● **Stated goal**
Without the pictures, return exactly the lines from the one with "Write the TikZ code for this diagram." through the one with "(1108,713) -- cycle;". Both end lines belong in the copy.

● **Material shown**
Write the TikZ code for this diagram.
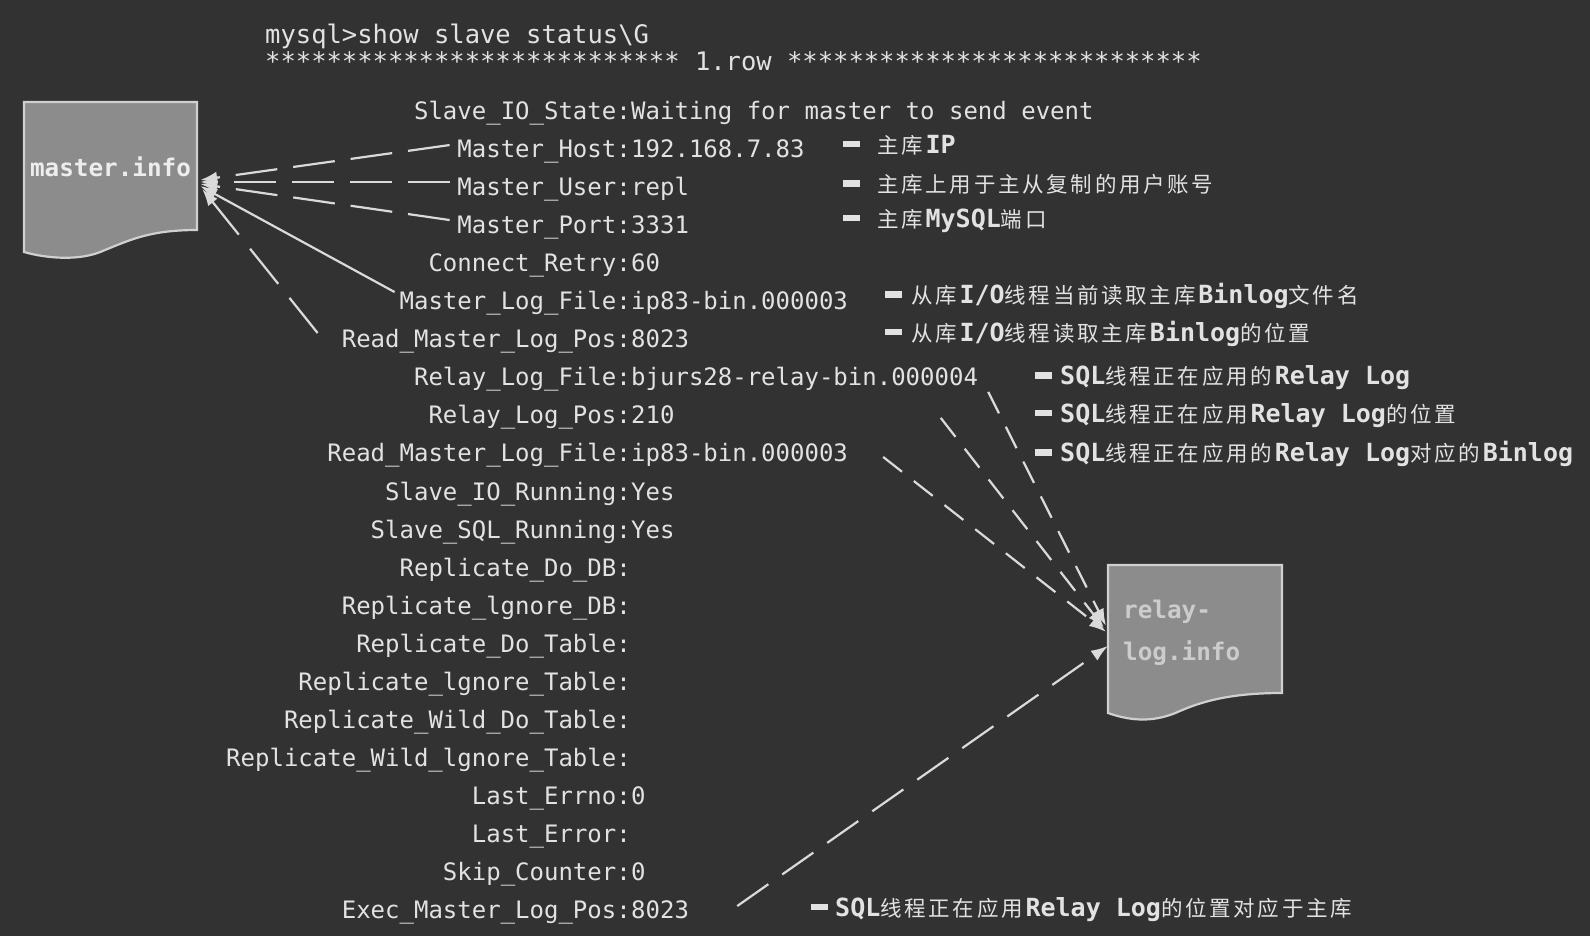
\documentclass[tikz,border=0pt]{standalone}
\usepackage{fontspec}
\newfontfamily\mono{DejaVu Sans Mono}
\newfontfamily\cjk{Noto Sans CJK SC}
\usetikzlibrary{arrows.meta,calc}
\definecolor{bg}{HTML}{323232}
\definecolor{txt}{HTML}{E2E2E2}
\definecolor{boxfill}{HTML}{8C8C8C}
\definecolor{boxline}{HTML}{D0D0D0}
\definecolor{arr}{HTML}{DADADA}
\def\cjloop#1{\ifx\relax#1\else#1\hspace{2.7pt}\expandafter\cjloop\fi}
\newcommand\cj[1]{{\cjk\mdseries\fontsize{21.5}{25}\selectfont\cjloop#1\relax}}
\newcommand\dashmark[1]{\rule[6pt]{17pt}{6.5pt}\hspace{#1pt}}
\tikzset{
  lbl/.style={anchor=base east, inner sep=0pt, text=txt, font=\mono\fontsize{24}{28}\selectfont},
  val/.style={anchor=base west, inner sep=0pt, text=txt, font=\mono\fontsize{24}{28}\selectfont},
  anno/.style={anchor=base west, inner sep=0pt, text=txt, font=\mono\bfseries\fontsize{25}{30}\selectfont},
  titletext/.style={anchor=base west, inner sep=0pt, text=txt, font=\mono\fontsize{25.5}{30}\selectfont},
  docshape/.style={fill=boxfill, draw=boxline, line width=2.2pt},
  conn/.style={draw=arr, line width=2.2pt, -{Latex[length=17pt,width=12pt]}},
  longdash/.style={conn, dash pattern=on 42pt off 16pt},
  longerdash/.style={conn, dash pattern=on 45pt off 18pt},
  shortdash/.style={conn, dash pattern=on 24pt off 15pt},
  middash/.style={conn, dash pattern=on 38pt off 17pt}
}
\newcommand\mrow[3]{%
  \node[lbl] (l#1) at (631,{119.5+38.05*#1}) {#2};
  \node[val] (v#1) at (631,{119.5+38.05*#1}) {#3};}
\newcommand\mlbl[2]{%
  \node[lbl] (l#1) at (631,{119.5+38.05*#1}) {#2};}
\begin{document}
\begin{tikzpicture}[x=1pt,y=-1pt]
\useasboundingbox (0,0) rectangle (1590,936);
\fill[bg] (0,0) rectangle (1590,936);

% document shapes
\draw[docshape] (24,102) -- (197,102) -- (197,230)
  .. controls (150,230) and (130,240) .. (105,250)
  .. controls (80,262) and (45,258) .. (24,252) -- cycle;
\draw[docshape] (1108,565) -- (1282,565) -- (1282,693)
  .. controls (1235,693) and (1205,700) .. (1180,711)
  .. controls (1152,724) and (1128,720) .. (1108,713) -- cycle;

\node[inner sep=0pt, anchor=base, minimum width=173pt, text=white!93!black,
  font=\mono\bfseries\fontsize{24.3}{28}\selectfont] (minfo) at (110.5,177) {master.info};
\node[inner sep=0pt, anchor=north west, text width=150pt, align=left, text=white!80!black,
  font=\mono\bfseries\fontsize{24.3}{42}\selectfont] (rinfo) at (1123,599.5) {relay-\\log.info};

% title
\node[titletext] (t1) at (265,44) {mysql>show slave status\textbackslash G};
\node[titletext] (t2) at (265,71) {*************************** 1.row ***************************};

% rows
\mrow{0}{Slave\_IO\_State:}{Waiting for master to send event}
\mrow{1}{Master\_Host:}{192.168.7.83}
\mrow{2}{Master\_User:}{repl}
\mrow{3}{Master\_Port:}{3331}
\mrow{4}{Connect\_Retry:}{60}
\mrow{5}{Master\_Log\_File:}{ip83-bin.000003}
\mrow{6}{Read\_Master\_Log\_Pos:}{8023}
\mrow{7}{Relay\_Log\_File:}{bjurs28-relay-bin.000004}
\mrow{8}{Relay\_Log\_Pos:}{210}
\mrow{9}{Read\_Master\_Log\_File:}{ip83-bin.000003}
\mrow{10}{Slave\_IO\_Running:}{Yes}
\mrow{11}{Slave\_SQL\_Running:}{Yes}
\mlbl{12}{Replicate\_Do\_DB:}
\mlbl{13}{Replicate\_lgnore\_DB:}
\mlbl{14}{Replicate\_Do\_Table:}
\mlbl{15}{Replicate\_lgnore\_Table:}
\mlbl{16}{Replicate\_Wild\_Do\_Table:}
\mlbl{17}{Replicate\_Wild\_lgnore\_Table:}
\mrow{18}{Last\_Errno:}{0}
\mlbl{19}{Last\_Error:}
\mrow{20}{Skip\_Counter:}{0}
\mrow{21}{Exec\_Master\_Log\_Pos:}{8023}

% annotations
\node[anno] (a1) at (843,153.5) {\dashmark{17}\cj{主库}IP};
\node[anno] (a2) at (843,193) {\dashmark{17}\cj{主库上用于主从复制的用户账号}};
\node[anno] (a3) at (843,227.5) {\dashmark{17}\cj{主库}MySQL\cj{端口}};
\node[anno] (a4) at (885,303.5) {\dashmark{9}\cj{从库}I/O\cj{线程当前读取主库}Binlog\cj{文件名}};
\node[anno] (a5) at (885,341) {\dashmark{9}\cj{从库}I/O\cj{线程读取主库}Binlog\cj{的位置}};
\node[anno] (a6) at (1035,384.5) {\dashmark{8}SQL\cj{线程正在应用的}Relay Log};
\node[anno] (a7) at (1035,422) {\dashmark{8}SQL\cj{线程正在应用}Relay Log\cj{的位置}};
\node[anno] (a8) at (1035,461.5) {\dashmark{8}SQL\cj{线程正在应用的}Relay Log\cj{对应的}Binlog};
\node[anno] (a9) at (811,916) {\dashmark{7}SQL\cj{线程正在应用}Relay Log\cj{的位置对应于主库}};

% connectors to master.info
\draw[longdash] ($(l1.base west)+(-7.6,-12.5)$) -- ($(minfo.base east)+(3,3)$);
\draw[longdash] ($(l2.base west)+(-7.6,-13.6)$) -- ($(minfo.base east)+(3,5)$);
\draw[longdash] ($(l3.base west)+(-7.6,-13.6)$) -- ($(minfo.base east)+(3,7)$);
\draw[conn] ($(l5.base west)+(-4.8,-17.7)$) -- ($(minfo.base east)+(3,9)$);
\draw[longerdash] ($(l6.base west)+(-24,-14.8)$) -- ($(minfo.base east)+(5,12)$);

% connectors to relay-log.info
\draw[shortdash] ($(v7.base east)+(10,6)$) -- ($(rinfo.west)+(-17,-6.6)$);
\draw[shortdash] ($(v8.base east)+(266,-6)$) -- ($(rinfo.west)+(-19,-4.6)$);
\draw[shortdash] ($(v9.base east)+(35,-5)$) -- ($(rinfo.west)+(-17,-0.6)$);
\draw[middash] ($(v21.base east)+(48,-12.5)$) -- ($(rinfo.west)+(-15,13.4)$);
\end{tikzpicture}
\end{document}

* * *

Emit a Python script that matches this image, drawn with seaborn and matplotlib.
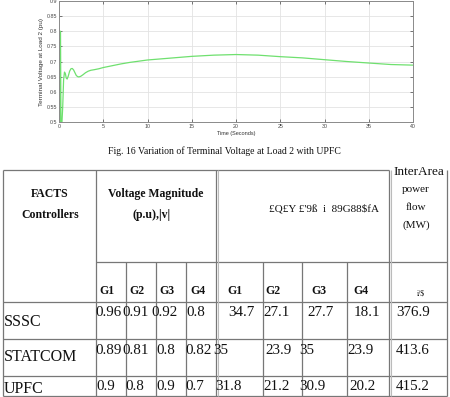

● **Written response**
Write the TikZ code for this diagram.
\documentclass[tikz,border=0pt]{standalone}
\usepackage{fontspec}
\newfontfamily\mono{DejaVu Sans Mono}
\newfontfamily\cjk{Noto Sans CJK SC}
\usetikzlibrary{arrows.meta,calc}
\definecolor{bg}{HTML}{323232}
\definecolor{txt}{HTML}{E2E2E2}
\definecolor{boxfill}{HTML}{8C8C8C}
\definecolor{boxline}{HTML}{D0D0D0}
\definecolor{arr}{HTML}{DADADA}
\def\cjloop#1{\ifx\relax#1\else#1\hspace{2.7pt}\expandafter\cjloop\fi}
\newcommand\cj[1]{{\cjk\mdseries\fontsize{21.5}{25}\selectfont\cjloop#1\relax}}
\newcommand\dashmark[1]{\rule[6pt]{17pt}{6.5pt}\hspace{#1pt}}
\tikzset{
  lbl/.style={anchor=base east, inner sep=0pt, text=txt, font=\mono\fontsize{24}{28}\selectfont},
  val/.style={anchor=base west, inner sep=0pt, text=txt, font=\mono\fontsize{24}{28}\selectfont},
  anno/.style={anchor=base west, inner sep=0pt, text=txt, font=\mono\bfseries\fontsize{25}{30}\selectfont},
  titletext/.style={anchor=base west, inner sep=0pt, text=txt, font=\mono\fontsize{25.5}{30}\selectfont},
  docshape/.style={fill=boxfill, draw=boxline, line width=2.2pt},
  conn/.style={draw=arr, line width=2.2pt, -{Latex[length=17pt,width=12pt]}},
  longdash/.style={conn, dash pattern=on 42pt off 16pt},
  longerdash/.style={conn, dash pattern=on 45pt off 18pt},
  shortdash/.style={conn, dash pattern=on 24pt off 15pt},
  middash/.style={conn, dash pattern=on 38pt off 17pt}
}
\newcommand\mrow[3]{%
  \node[lbl] (l#1) at (631,{119.5+38.05*#1}) {#2};
  \node[val] (v#1) at (631,{119.5+38.05*#1}) {#3};}
\newcommand\mlbl[2]{%
  \node[lbl] (l#1) at (631,{119.5+38.05*#1}) {#2};}
\begin{document}
\begin{tikzpicture}[x=1pt,y=-1pt]
\useasboundingbox (0,0) rectangle (1590,936);
\fill[bg] (0,0) rectangle (1590,936);

% document shapes
\draw[docshape] (24,102) -- (197,102) -- (197,230)
  .. controls (150,230) and (130,240) .. (105,250)
  .. controls (80,262) and (45,258) .. (24,252) -- cycle;
\draw[docshape] (1108,565) -- (1282,565) -- (1282,693)
  .. controls (1235,693) and (1205,700) .. (1180,711)
  .. controls (1152,724) and (1128,720) .. (1108,713) -- cycle;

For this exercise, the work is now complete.